This was Brune’s first time participating in the Habitat for Humanity’s collegiate challenge. She decided to sign up for the alternative spring break trip because she said it was a good opportunity to get to know her fellow club members and give back simultaneously.

“There is always someone who needs help, so if you’re able to give it I don’t see why you wouldn’t,” Brune said. She said the experience was so rewarding that she is planning to get involved this summer for a local chapter in Philadelphia with her dad.

Pitt-Bradford’s Habitat for Humanity chapter vice president, Nicki Kellogg, a collegiate challenge veteran, said it’s an amazing opportunity that everyone should experience.

Kellogg, a sophomore criminal justice major from Cuba, N.Y, said this year she was excited that she got to do more construction work than she did last year. Her favorite part of the trip was learning how to shingle a roof, she said.

“Knowing you’re putting a roof on someone’s house, who otherwise would be homeless without the help from Habitat, is pretty sweet, Kellogg said.

Kellogg said that the biggest misconception about Habitat for Humanity is that people receive free houses.

“To be eligible to live in a house built by Habitat is a three-step process” she said. “First you must apply for a house, then show a need, and finally agree to ‘sweat equity’.”

Habitat provides affordable housing at low-interest rates giving people the ability to pay off the mortgage. The people receiving assistance are also required to dedicate 500 hours to work on their home, which is referred to as “sweat equity”.

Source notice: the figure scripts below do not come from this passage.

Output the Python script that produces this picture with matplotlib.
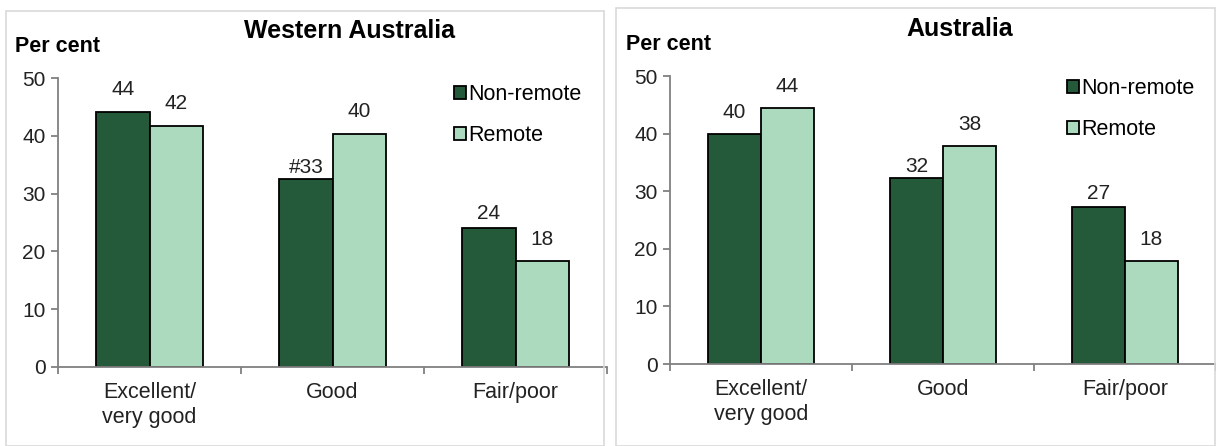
import numpy as np
import matplotlib.pyplot as plt
from matplotlib.patches import Rectangle

plt.rcParams['font.family'] = ['Liberation Sans', 'DejaVu Sans']

categories = ['Excellent/\nvery good', 'Good', 'Fair/poor']
series = ['Non-remote', 'Remote']

wa_nonremote = [44.1, 32.5, 24.1]
wa_remote = [41.7, 40.3, 18.3]
wa_nonremote_labels = ['44', '#33', '24']
wa_remote_labels = ['42', '40', '18']

aus_nonremote = [40.0, 32.3, 27.2]
aus_remote = [44.5, 37.9, 17.8]
aus_nonremote_labels = ['40', '32', '27']
aus_remote_labels = ['44', '38', '18']

# label gap above each bar (points)
wa_gaps = ([12, 4.5, 6.5], [12, 12.5, 11.5])
aus_gaps = ([11.5, 4.5, 6], [11.5, 11.5, 11.5])

dark = '#245a3a'
light = '#acdabf'
txt = '#222222'

W, H = 1216, 446
fig = plt.figure(figsize=(W / 100, H / 100), dpi=100)

# panel frames
fig.add_artist(Rectangle((6 / W, 0), 598 / W, 1 - 11 / H, transform=fig.transFigure,
                         fill=False, ec='#d9d9d9', lw=1.2))
fig.add_artist(Rectangle((616 / W, 0), 599 / W, 1 - 8 / H, transform=fig.transFigure,
                         fill=False, ec='#d9d9d9', lw=1.2))


def panel(rect, nonremote, remote, lab_nr, lab_r, gaps, title, title_xy, pc_xy, leg_xy):
    ax = fig.add_axes(rect)
    x = np.arange(len(categories))
    w = 0.29
    ax.bar(x - w / 2, nonremote, w, color=dark, ec='black', lw=1.3, label=series[0])
    ax.bar(x + w / 2, remote, w, color=light, ec='black', lw=1.3, label=series[1])
    for xs, vals, labs, gp in [(x - w / 2, nonremote, lab_nr, gaps[0]),
                               (x + w / 2, remote, lab_r, gaps[1])]:
        for xi, v, lb, g in zip(xs, vals, labs, gp):
            ax.annotate(lb, (xi, v), xytext=(0, g), textcoords='offset points',
                        ha='center', va='baseline', fontsize=15, color=txt)
    ax.set_xlim(-0.5, 2.5)
    ax.set_ylim(0, 50)
    ax.set_yticks(range(0, 51, 10))
    ax.set_xticks(x)
    ax.set_xticklabels(categories, fontsize=15.5, color=txt, linespacing=1.25)
    ax.set_xticks([-0.5, 0.5, 1.5, 2.5], minor=True)
    ax.tick_params(axis='x', which='major', length=0, pad=11)
    ax.tick_params(axis='x', which='minor', length=5, color='#808080', width=1.3, direction='out')
    ax.tick_params(axis='y', length=5, color='#808080', width=1.3, labelsize=15,
                   labelcolor=txt, pad=4)
    for s in ['top', 'right']:
        ax.spines[s].set_visible(False)
    for s in ['left', 'bottom']:
        ax.spines[s].set_color('#808080')
        ax.spines[s].set_linewidth(1.3)
    fig.text(title_xy[0] / W, 1 - title_xy[1] / H, title, fontsize=18, fontweight='bold',
             ha='center', va='center')
    fig.text(pc_xy[0] / W, 1 - pc_xy[1] / H, 'Per cent', fontsize=15.5, fontweight='bold',
             ha='left', va='center')
    ax.legend(loc='upper left', bbox_to_anchor=(leg_xy[0] / W, 1 - leg_xy[1] / H),
              bbox_transform=fig.transFigure, frameon=False, fontsize=15.5,
              handlelength=0.55, handleheight=0.55, handletextpad=0.12, labelspacing=0.95,
              borderpad=0, borderaxespad=0)
    return ax


panel([58 / W, 1 - 367 / H, 549 / W, 289 / H], wa_nonremote, wa_remote,
      wa_nonremote_labels, wa_remote_labels, wa_gaps, 'Western Australia', (350, 31), (15, 47),
      (454, 84))
panel([670 / W, 1 - 364 / H, 546 / W, 288 / H], aus_nonremote, aus_remote,
      aus_nonremote_labels, aus_remote_labels, aus_gaps, 'Australia', (960, 29), (626, 45),
      (1067, 78))

fig.savefig('out.png', dpi=100)
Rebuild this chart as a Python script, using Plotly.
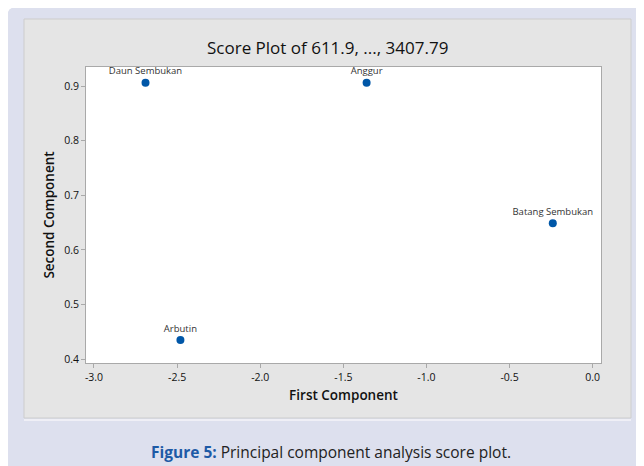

She said being a part of the organization is so rewarding, and she plans to work with the McKean County chapter this summer.

During the course of the week, the volunteers from Pitt-Bradford and other schools worked on five different houses. The students began their work shift at 7:30 a.m. and ended the work day at 2:30 p.m. Paid Habitat staff supervisors taught students how to carry out various construction duties such as landscaping, roofing and building walls.

Kimberly Rublee, a manager in Pitt-Bradford’s Office of Conference Services, advised the alternative spring break trip to Florida. Rublee said the alternative spring break trip benefitted not only the students, but the community as well. Her goal of the trip was to learn more about the Habitat organization to be able to be a resource to Pitt-Bradford club members and the McKean County chapter, she said.

She said based on what she heard about last year’s trip, she expected a powerful experience, but seeing it first hand was so different. “What surprised me most about the students was that they didn’t shy away from showing their passion and their emotions. I probably shed more tears than anyone,” she said while laughing.

By the end of the trip the students had not only provided service to the Miami community, but they gained a deeper passion for the Habitat organization and a new perspective on cultural diversity, which Rublee said were benefits of the trip.

To learn more about how you can give back to your community, attend a Habitat for Humanity club meeting Sundays at 6:30 p.m. in Room 101, Swarts Hall.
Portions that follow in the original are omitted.